The republican candidate for Lieutenant Governor joined State Comptroller Candidate Bob Antonacci today in Syracuse to announce a way to get more votes in November – possibly from people who aren’t republicans. They filed 62,000 petition signatures to create the “Stop Common Core” party and ballot line. Antonacci has heard plenty of opposition to the school-standards policy while campaigning.
“Whether it’s Buffalo, or when I was down in Long Island last week, the people that are opposed to this standard, everybody has their own reasons. One of my reasons is the fact that the federal government sprinkles our money back in front of us to make a policy that no one agrees with. So this is a momentous occasion for our campaign.”
Lieutenant Governor Candidate Chris Moss says the issue behind the new ballot line fits in with other G-O-P priorities that are non-partisan.
“The majority of our platform issues are not geared toward republicans or democrats.
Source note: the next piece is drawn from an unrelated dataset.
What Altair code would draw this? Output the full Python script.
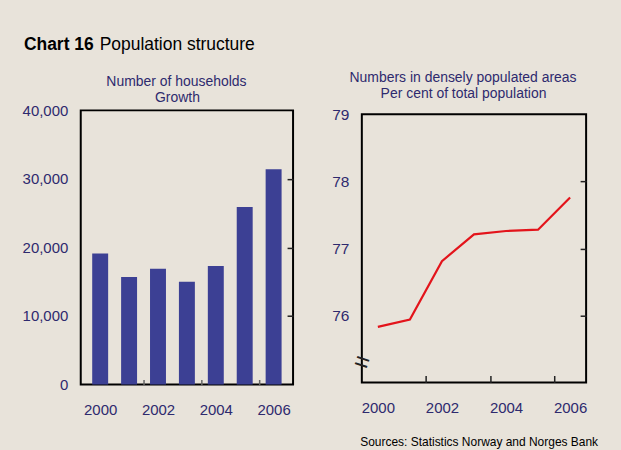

Doesn’t matter if it’s corruption, the safe act, stop common core. So I think this is another venue for individuals who may be (registered) blank, or independence party, it gives them another option to say, ‘you know what, I can’t hit that republican line, but I definitely am against common core and I can vote on that ballot line.”
All Four candidates, including Gubernatorial hopeful Rob Astornio and Attorney General challenger John Cahill will be on the ‘Stop Common Core’ Line. A new Siena College poll does not have good new for the GOP, showing Astorino trailing Andrew Cuomo by more than 30 %, while Green Party Candidate Howie Hawkins draws 6% support. Antonacci is confident voters will respond to the message that’s being sent.
“And I can think of a more transparent method to explain to voters that these for individuals have committed themselves, as a group, to repeal and stop this educational initiative. We think it will translate into votes because we’ve been up front n what we’re going to do when elected.”
The candidates say the 62,000 signatures are the largest number of independent petitions ever filed in New York.